= Ericsson Hewlett Packard Telecom =

Joint venture by Ericsson and Hewlett-Packard

Ericsson Hewlett Packard Telecom (EHPT) was a Swedish consortium made up of 60% Ericsson interests and 40% Hewlett-Packard interests. The company was founded in 1993 as a joint venture owned by Ericsson and Hewlett-Packard. It was an independent, world-class provider of application software and services to telecom operators and has installed 450 operations support and business support systems in 65 countries. Set up by Hewlett-Packard and Ericsson to address the telecoms industries "huge technological challenge in the early 1990s: that of moving from memechanical to electronic switching platforms"...

The alliance was complex as the two companies had competing solutions. The consortium was dissolved when Ericsson bought the remaining 40% from HP. EHPT's activities were consolidated into Ericsson's operations, effective September 4, 2001. Hewlett-packard remained a strong partner of Ericsson, reselling, implementing and supporting billing systems and business support systems through the different HP organizations.

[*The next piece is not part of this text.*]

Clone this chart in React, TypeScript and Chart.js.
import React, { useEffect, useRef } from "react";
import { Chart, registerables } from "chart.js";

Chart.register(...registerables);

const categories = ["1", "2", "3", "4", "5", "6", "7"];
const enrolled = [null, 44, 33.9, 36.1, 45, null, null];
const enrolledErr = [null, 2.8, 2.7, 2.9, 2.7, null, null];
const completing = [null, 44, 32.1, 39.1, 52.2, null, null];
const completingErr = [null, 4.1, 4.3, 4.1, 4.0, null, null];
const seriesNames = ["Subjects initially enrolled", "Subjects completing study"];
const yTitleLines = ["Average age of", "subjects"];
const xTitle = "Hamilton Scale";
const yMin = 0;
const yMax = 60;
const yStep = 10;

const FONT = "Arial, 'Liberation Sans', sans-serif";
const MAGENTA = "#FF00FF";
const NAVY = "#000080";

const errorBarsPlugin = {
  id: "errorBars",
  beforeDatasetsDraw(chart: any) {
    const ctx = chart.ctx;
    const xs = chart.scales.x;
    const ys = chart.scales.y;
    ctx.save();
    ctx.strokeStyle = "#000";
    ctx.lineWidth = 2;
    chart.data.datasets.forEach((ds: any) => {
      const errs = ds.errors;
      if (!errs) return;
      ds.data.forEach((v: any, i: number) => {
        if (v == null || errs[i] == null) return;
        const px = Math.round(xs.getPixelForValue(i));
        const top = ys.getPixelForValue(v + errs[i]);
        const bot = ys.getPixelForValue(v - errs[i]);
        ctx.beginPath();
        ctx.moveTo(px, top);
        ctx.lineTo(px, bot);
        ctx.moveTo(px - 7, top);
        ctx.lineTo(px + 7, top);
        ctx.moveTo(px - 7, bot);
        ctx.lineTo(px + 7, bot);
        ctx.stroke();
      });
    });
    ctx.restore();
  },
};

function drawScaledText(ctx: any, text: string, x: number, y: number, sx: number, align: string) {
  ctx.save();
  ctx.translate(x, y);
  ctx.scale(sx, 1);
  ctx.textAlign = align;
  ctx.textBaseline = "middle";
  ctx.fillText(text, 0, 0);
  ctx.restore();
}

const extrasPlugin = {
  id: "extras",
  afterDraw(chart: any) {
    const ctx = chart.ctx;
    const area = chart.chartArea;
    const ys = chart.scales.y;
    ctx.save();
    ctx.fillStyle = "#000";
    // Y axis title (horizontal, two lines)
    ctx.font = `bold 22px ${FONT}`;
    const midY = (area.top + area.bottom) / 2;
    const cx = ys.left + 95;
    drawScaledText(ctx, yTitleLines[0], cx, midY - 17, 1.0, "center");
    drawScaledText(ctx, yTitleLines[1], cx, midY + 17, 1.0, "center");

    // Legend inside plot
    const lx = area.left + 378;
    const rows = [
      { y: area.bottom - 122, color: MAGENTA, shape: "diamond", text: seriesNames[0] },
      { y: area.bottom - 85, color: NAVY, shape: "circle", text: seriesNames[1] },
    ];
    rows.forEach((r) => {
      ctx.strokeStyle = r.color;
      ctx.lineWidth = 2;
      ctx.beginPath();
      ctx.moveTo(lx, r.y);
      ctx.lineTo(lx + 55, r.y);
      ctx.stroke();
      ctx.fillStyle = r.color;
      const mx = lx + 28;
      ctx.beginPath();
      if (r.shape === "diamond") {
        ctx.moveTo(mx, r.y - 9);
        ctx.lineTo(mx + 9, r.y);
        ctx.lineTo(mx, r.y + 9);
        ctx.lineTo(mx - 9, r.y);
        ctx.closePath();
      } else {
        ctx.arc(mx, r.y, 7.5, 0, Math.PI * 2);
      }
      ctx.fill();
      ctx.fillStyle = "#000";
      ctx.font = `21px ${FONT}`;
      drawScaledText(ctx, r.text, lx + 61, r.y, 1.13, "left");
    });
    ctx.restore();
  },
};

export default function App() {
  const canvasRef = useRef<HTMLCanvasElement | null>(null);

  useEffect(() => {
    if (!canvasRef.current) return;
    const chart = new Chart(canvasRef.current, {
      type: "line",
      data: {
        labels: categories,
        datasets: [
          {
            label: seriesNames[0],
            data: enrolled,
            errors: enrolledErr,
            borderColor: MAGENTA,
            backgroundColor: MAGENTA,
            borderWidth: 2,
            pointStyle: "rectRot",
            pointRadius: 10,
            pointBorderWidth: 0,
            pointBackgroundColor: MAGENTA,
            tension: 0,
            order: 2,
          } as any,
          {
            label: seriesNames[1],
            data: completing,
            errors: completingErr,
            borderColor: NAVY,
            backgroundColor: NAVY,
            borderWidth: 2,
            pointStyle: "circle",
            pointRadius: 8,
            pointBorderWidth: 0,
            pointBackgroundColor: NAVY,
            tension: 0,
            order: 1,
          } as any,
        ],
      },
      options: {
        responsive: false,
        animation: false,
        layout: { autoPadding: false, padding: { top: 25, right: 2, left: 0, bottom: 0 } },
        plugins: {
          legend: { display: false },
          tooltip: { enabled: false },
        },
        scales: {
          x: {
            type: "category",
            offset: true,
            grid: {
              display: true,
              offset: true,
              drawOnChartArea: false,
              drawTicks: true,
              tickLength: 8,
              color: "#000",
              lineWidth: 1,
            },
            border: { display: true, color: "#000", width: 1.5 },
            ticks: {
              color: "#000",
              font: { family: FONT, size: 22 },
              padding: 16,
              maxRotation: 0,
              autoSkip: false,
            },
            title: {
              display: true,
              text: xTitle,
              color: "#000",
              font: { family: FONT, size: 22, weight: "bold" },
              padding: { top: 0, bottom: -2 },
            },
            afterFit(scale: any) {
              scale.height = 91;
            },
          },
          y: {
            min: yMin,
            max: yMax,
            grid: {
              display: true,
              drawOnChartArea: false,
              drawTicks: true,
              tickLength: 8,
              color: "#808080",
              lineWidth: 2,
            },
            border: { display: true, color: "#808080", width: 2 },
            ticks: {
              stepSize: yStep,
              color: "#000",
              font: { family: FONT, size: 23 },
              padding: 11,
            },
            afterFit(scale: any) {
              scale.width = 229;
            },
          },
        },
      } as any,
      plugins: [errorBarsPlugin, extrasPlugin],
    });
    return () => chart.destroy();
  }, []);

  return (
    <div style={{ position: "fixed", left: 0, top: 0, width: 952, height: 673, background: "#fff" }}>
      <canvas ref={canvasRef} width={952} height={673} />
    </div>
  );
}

In 2003, Ericsson outsourced its IT to Hewlett-Packard which included managed services, help desk support, data center operations, and the HP Utility Data Center. The contract was extended in 2008. Further joint go to markets between Ericsson and Hewlett-Packard occurred, including notably the Joint Telecoms Outsourcing, which was responsible for multiple $500m deals including those with H3G and Vodafone.